Em pesquisas anteriores, o grupo já havia mostrado que é possível utilizar modelos matemáticos para analisar a fala dos esquizofrênicos, mostrando também que, nesses pacientes, a estrutura do discurso é empobrecida, quase aleatória. No novo artigo, porém, os cientistas conseguiram fazer medidas objetivas do grau de aleatoriedade da estrutura verbal de adolescentes psicóticos ainda em seu primeiro contato clínico.

"Mostramos que é possível calcular um número único - que chamamos de índice de fragmentação -, capaz de prever com grande acurácia o diagnóstico da esquizofrenia na primeira entrevista psiquiátrica do paciente. Isso significa que o psiquiatra pode usar esse índice para dar um diagnóstico inicial mais certeiro já na consulta inicial", afirmou Ribeiro.

Avaliação da fala

O novo método de diagnóstico da esquizofrenia desenvolvido pelos cientistas do Instituto do Cérebro da UFRN se baseia na análise da fala dos pacientes. De acordo com a autora principal do artigo, a psiquiatra Natália Mota, a psicopatologia clássica já via na maneira de se expressar do esquizofrênico uma forma de distinguir a doença de outras, como do transtorno bipolar.
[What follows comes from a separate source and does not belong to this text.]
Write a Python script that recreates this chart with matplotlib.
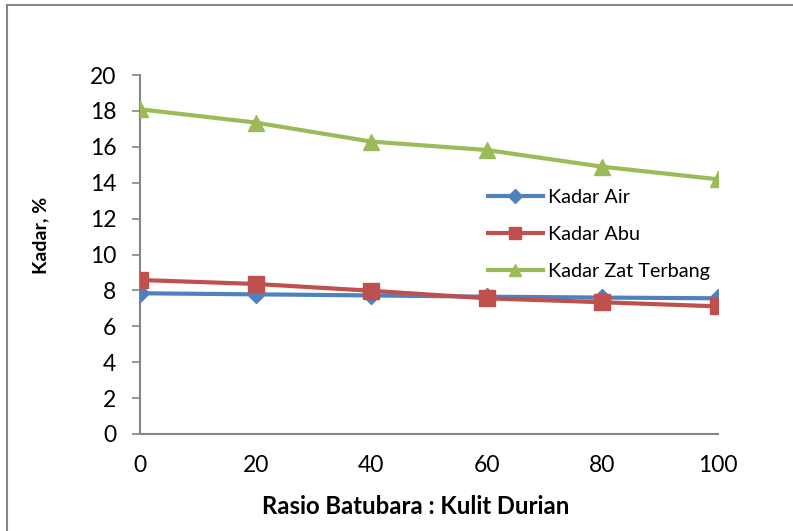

"Há muito tempo os sintomas da desordem do pensamento expressa na fala foram descritos como típicos da esquizofrenia. Não apenas o conteúdo do que a pessoa fala, mas a forma. O psiquiatra observa esses sintomas com base no que chama de 'descarrilamento do pensamento e frouxidão das ideias'", disse Natália à reportagem.

Segundo ela, no caso dos pacientes crônicos, o psiquiatra consegue perceber esses sintomas com relativa facilidade, a partir do histórico das crises e da expressão das ideias, que já apresenta clara falta de conectividade. Mas, em crianças e adolescentes que começam a ter sintomas, o clínico tem dificuldades para diferenciar a esquizofrenia da bipolaridade e de outros transtornos mentais.

"Percebemos que seria importante aplicar esse método de análise da fala logo início, a fim de poder rastrear quais pacientes poderiam desenvolver no futuro os sintomas mais difíceis de tratar, como a degradação cognitiva", afirmou.

Aplicação clínica

Natália, que está concluindo o doutorado em Neurociências no Instituto do Cérebro, acompanhou as crianças que chegavam para a primeira consulta em um Centro de Atenção Psicossocial Infantil em Natal. Depois de fazer gravações de 30 segundos da fala das crianças - enquanto elas contavam um sonho da noite anterior, por exemplo -, os cientistas analisaram como as palavras se conectavam, utilizando para isso um software desenvolvido por eles e baseado na teoria dos grafos, um ramo da matemática que estuda as relações entre os elementos de um conjunto, de palavras, neste caso.

Depois da transcrição da gravação, os cientistas carregavam o arquivo de texto no software, cujo algoritmo quantifica as características da conectividade entre as palavras. Seis meses após o experimento, já com o diagnóstico das crianças definido clinicamente, foi possível observar as diferenças do discurso daquelas que apresentavam esquizofrenia e testar a eficácia do método. "O que observamos é que, já na primeira entrevista, as crianças que seis meses depois foram diagnosticadas com esquizofrenia falavam de uma forma bem menos conectada e menos complexa", disse Natália.

Ao combinar os três diferentes componentes matemáticos utilizados para obter as medidas de aleatoriedade da fala, os cientistas criaram um número único - o índice de fragmentação da fala -, que tornou o resultado ainda mais consistente. A técnica previu a esquizofrenia com mais de 80% de precisão. O estudo também teve participação do físico Mauro Copelli, da Universidade Federal de Pernambuco.

As informações são do jornal O Estado de S. Paulo.